NVIDIA RTX 2060 / 2070 / 2080 SUPER Linux Gaming Performance - 26 GPUs Benchmarked

Written by Michael Larabel in Graphics Cards on 26 September 2019 at 02:40 PM EDT. Page 1 of 12. 28 Comments.

We finally have our hands on NVIDIA's current RTX 20 SUPER graphics card line-up and have been putting the RTX 2060/2070/2080 SUPER cards through their paces under Linux. For the first of our long awaited NVIDIA RTX SUPER Linux benchmarks, first up is a look at the Linux gaming performance under a variety of native OpenGL/Vulkan games as well as Steam Play (DXVK+Proton) titles while testing a total of 26 graphics cards this round on the very latest AMD Radeon and NVIDIA GeForce drivers.

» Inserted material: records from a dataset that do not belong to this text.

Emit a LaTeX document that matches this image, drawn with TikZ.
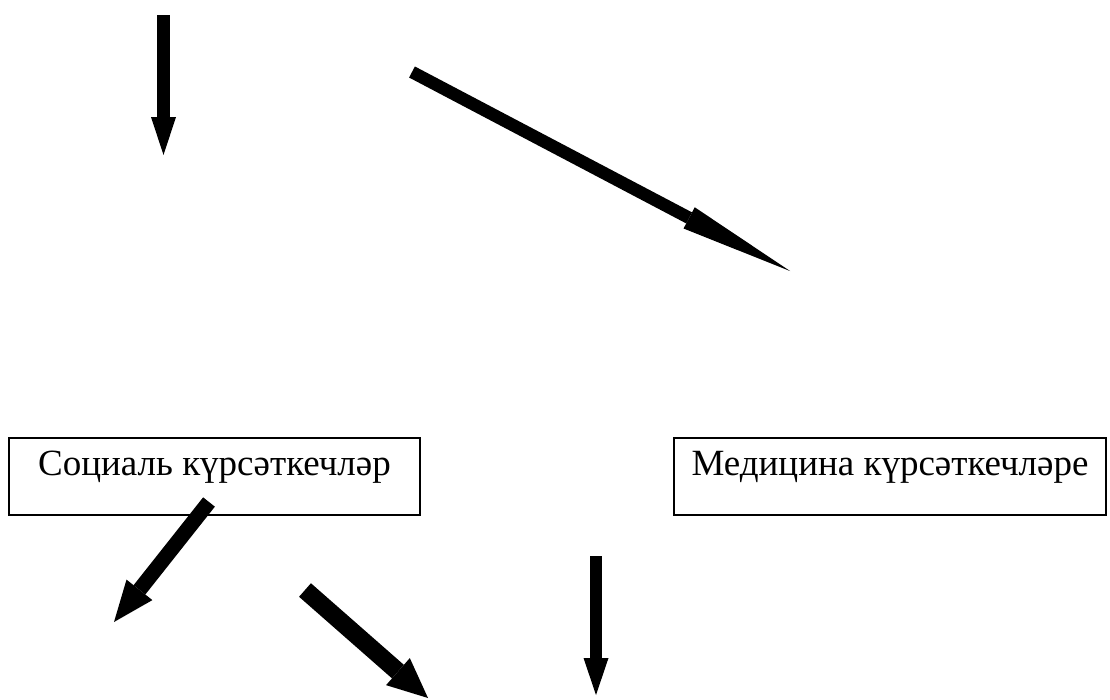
\documentclass[tikz,border=0pt]{standalone}
\usepackage{fontspec}
\setmainfont{Liberation Serif}
\usetikzlibrary{arrows.meta, positioning}

\begin{document}
\begin{tikzpicture}[x=1pt, y=-1pt,
    box/.style={draw, line width=1.2pt, inner sep=0pt, text height=37pt, text depth=40pt,
      font=\fontsize{37}{44}\selectfont},
    pointer/.style n args={3}{line width=#1,
      -{Triangle[length=#2, width=#3, line width=0pt]}}]
  \useasboundingbox (0,0) rectangle (1110,699);

  % boxes
  \node[box, minimum width=411pt] (social) at (214.5,476.5) {Социаль күрсәткечләр};
  \node[box, minimum width=432pt] (medical) at (890,476.5) {Медицина күрсәткечләре};

  % free ends of the arrows
  \coordinate (topA) at (163.5,15);
  \coordinate (topAend) at (163.5,155);
  \coordinate (topB) at (412,72);
  \coordinate (topBend) at (790,271);
  \coordinate (socA) at (209,502);
  \coordinate (socAend) at (114,622);
  \coordinate (socB) at (305,590);
  \coordinate (socBend) at (428,698);
  \coordinate (midA) at (596,556);
  \coordinate (midAend) at (596,695);

  \draw[pointer={13pt}{38pt}{25pt}] (topA) -- (topAend);
  \draw[pointer={12.5pt}{114pt}{24pt}] (topB) -- (topBend);
  \draw[pointer={15pt}{41pt}{33pt}] (socA) -- (socAend);
  \draw[pointer={18pt}{40pt}{36pt}] (socB) -- (socBend);
  \draw[pointer={12.5pt}{37pt}{25pt}] (midA) -- (midAend);
\end{tikzpicture}
\end{document}
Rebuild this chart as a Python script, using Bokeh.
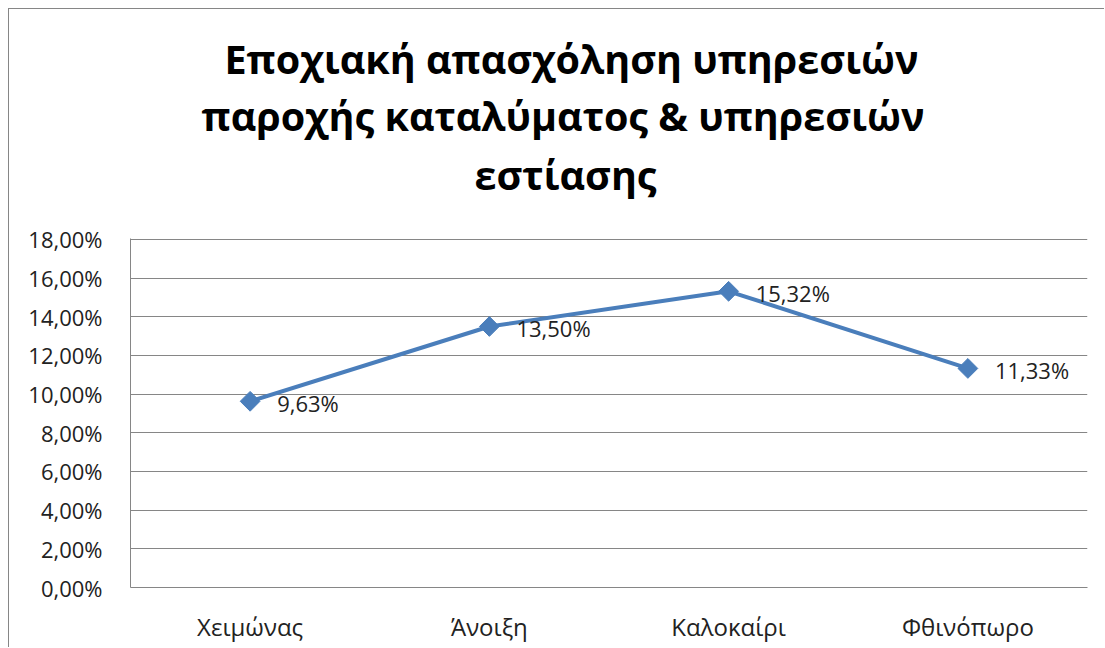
import math
from bokeh.plotting import figure
from bokeh.models import FactorRange, Range1d, FixedTicker, Title, ColumnDataSource
from bokeh.core.properties import value
from bokeh.embed import file_html
from bokeh.resources import INLINE

categories = ["Χειμώνας", "Άνοιξη", "Καλοκαίρι", "Φθινόπωρο"]
values = [9.63, 13.50, 15.32, 11.33]
y_ticks = [0, 2, 4, 6, 8, 10, 12, 14, 16, 18]
title_lines = ["Εποχιακή απασχόληση υπηρεσιών",
               "παροχής καταλύματος & υπηρεσιών",
               "εστίασης"]

FONT = "Open Sans"
BLUE = "#4A7EBB"
GRAY = "#868686"

W, H = 1096, 639
p = figure(width=W, height=H, x_range=FactorRange(*categories, range_padding=0),
           y_range=Range1d(0, 18.05), output_backend="svg", toolbar_location=None,
           min_border_left=121, min_border_right=18, min_border_top=229, min_border_bottom=61)
p.styles = {"margin-left": "8px", "margin-top": "8px",
            "border-left": f"1px solid {GRAY}", "border-top": f"1px solid {GRAY}"}
p.outline_line_color = None
p.background_fill_color = "white"
p.border_fill_color = "white"

p.yaxis.ticker = FixedTicker(ticks=y_ticks)
p.yaxis.major_label_overrides = {t: f"{t:.2f}%".replace(".", ",") for t in y_ticks}
p.yaxis.major_label_text_font = FONT
p.yaxis.major_label_text_font_size = "22px"
p.yaxis.major_label_text_color = "#222222"
p.yaxis.major_tick_line_color = None
p.yaxis.minor_tick_line_color = None
p.yaxis.axis_line_color = GRAY
p.yaxis.major_label_standoff = 22

p.xaxis.major_label_text_font = FONT
p.xaxis.major_label_text_font_size = "24px"
p.xaxis.major_label_text_color = "#222222"
p.xaxis.major_tick_line_color = None
p.xaxis.axis_line_color = GRAY
p.xaxis.major_label_standoff = 16

p.xgrid.grid_line_color = None
p.ygrid.grid_line_color = GRAY
p.ygrid.grid_line_width = 1

src = ColumnDataSource(dict(x=categories, y=values,
                            lab=[f"{v:.2f}%".replace(".", ",") for v in values]))
p.line("x", "y", source=src, line_color=BLUE, line_width=4)
p.scatter("x", "y", source=src, marker="square", size=14, angle=math.pi / 4,
          fill_color=BLUE, line_color=BLUE)
p.text("x", "y", text="lab", source=src, x_offset=27, y_offset=2,
       text_align="left", text_baseline="middle", text_font=value(FONT),
       text_font_size="22px", text_color="#222222")

# spacer between plot area and the title block
p.add_layout(Title(text=" ", text_font_size="12px", standoff=18), "above")
# title lines: added bottom-up (later titles stack further from the plot)
for t, so, off in zip(reversed(title_lines), [5, 2, 0], [344, 71, 94]):
    p.add_layout(Title(text=t, align="left", offset=off, standoff=so,
                       text_font=FONT, text_font_style="bold", text_font_size="39.5px",
                       text_color="black"), "above")

open("out.html", "w").write(file_html(p, INLINE))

Back in July NVIDIA announced the first three RTX SUPER graphics cards as refreshed Turing parts for better positioning against AMD's Radeon RX 5700 Navi line-up. The SUPER variants offer double digit percentage improvements over the earlier Turing cards, the RTX 2060 SUPER has an extra 2GB of GDDR6 video memory (8GB total), and more competitive pricing.

The NVIDIA RTX 2060 SUPER features 2176 CUDA cores, 1470MHz base clock, 1650MHz boost clock, 8GB GDDR6 video memory, and a 175 Watt rated card power. The RTX SUPER pricing is at around $399 USD, competing with the Radeon RX 5700 XT pricing, while the non-SUPER RTX 2060 is pushed lower to around $350 more in line with the RX 5700.

The RTX 2070 SUPER at $499 USD features 2560 CUDA cores, 1605MHz base clock, 1770MHz boost clock, 8GB GDDR6 video memory and 215 Watt peak power consumption.

Lastly the RTX 2080 SUPER is packing 3072 CUDA cores, 1650MHz base clock, 1815MHz boost clock, and 8GB GDDR6 video memory with a 250 Watt power rating. The RTX 2080 SUPER pricing carries a $699 USD MSRP.

To no surprise, the NVIDIA RTX SUPER cards were working out fine under Linux with the latest proprietary driver. These cards have been extensively tested and to date have not run into any RTX SUPER specific Linux issues.